Vendors that clear the gate are then ranked on how well they fit the rest of your answers, in this order of importance:
- Whether they fit your segment (fintech, B2B SaaS, healthcare, and so on).
- Whether they support your deployment model (cloud, self-hosted, hybrid).
- How many of your nice-to-have features they cover.
- A tilt toward developer-first vendors, when you asked for that.
The weights are fixed and applied the same way for every visitor. We do not publish the exact point values, because the order of importance above is what matters and exact numbers only invite gaming. Ties break by overall fit first, then by a rotating order seeded per session, so two vendors with an identical fit do not always appear in the same place.
Sponsorship is never an input. A vendor’s tier (free, featured, charter) does not enter the ranking at all. A paying sponsor can and does come second. We store the full scored result so any ranking can be audited later.
How we write comparisons
A head-to-head comparison (“X vs Y”) is editorial. It draws on the same verified vendor data, the feature matrix, hands-on testing where we have it, and a stated point of view. The verdict reflects fit for a described buyer, not who pays. If a comparison names a winner for a use case, that judgment is ours and is not for sale.

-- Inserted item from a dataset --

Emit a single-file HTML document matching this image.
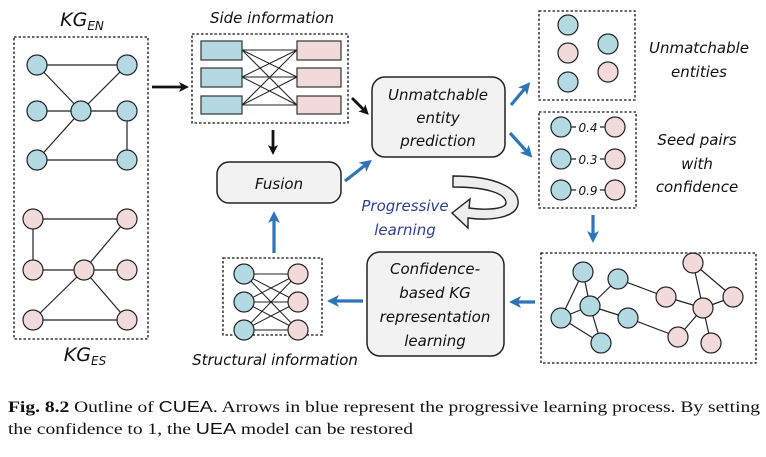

The sponsored and editorial firewall
Paid placements carry a visible Sponsored label. Anything without that label is editorial, and no one paid for it. The full rule, including what sponsorship can buy, is in the neutrality charter.
Corrections
Vendors change and we get things wrong. If a profile, score input, or comparison is out of date, tell us and we will fix it or date it in the open. Corrections are logged, not made quietly.